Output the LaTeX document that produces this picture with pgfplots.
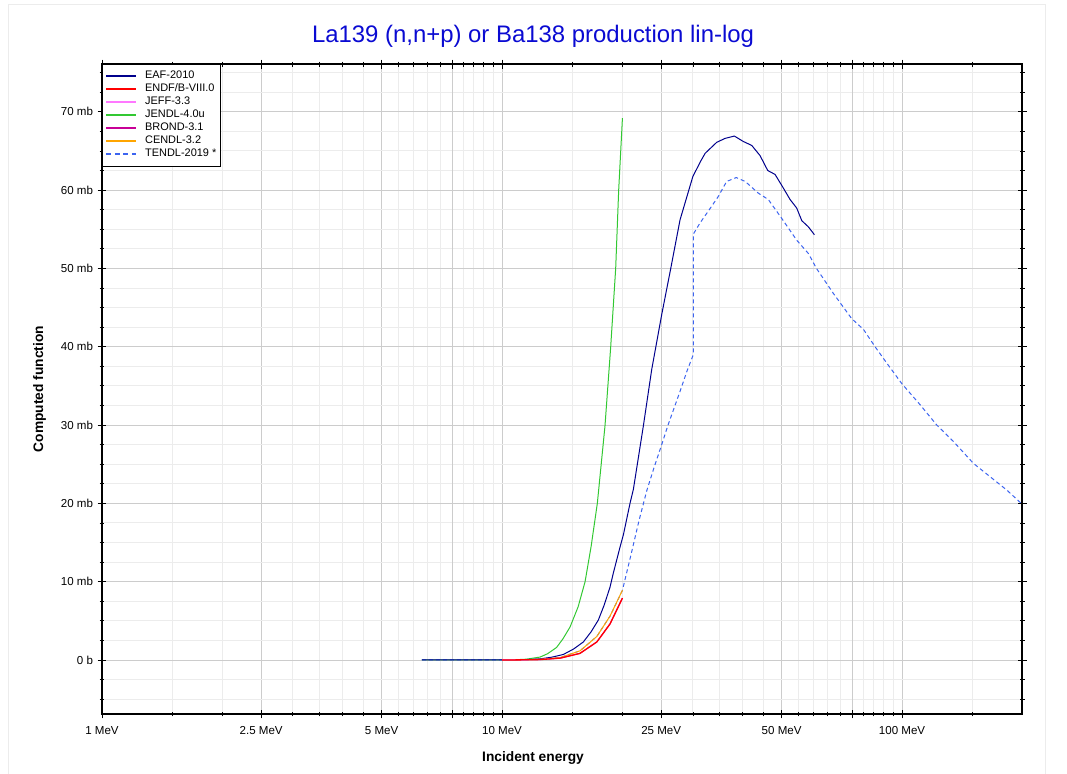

--

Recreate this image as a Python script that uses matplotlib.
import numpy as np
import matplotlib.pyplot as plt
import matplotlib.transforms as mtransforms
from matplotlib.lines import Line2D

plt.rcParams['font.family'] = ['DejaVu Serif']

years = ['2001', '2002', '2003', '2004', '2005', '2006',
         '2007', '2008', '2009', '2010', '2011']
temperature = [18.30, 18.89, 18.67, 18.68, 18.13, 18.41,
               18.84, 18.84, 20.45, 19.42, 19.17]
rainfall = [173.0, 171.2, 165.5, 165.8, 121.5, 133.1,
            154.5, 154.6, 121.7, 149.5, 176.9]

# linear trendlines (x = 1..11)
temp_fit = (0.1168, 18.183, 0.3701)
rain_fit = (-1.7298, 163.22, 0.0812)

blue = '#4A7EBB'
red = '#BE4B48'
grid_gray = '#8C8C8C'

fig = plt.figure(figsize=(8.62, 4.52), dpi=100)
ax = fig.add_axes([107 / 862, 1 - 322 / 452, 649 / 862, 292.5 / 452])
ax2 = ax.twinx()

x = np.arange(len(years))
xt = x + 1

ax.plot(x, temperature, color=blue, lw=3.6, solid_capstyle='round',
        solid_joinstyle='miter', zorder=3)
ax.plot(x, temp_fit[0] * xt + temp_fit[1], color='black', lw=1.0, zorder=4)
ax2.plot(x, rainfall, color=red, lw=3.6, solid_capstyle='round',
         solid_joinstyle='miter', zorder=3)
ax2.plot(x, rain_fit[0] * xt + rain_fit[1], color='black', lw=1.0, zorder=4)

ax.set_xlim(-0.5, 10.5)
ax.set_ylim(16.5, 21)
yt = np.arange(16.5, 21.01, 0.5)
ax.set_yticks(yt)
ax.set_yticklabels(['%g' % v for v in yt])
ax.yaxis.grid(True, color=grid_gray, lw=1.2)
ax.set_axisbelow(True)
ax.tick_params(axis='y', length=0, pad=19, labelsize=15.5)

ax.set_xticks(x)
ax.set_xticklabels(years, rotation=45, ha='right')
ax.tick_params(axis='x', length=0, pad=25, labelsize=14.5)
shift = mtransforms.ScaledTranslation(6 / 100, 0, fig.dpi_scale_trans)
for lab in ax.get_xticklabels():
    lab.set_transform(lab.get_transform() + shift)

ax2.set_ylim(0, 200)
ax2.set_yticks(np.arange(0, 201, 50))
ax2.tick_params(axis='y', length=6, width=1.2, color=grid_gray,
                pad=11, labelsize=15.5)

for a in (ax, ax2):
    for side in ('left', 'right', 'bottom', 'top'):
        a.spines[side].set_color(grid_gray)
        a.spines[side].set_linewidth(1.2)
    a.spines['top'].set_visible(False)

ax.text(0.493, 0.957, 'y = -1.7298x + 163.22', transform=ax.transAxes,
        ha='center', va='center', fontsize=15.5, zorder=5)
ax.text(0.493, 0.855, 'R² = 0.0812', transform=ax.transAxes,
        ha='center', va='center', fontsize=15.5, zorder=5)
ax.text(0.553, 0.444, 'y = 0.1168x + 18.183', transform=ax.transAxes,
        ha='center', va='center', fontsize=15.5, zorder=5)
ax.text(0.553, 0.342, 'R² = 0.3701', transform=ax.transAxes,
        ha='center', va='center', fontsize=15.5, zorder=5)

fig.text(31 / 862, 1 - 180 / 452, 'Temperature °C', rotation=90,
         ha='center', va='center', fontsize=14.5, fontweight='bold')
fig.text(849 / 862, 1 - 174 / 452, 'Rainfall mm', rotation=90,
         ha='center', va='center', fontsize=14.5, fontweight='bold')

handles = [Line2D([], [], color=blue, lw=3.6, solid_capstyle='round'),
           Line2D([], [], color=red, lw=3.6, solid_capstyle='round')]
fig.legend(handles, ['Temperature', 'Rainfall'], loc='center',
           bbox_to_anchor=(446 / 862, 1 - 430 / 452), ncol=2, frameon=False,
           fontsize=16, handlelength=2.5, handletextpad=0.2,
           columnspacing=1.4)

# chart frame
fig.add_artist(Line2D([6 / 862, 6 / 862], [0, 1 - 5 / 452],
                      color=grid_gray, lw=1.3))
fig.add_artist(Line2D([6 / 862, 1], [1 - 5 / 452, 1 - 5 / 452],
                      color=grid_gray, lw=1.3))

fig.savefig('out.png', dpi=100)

==

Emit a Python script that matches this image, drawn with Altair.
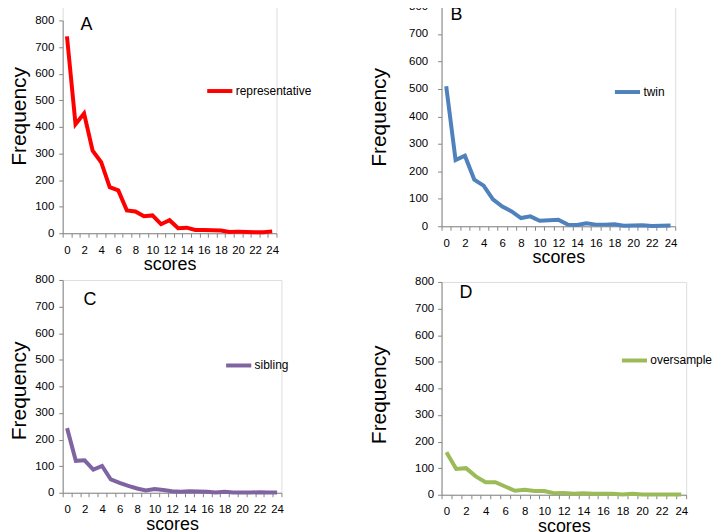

- [Your instructions] The line with "Recreate this image" marks the start and the line with "plt.rcParams['font.family'] = ['DejaVu" marks the end; transcribe every line in that stretch, unchanged.

- [Finished task]
Recreate this image as a Python script that uses matplotlib.
import numpy as np
import matplotlib.pyplot as plt
import matplotlib.transforms as mtransforms
from matplotlib.lines import Line2D

plt.rcParams['font.family'] = ['DejaVu Serif']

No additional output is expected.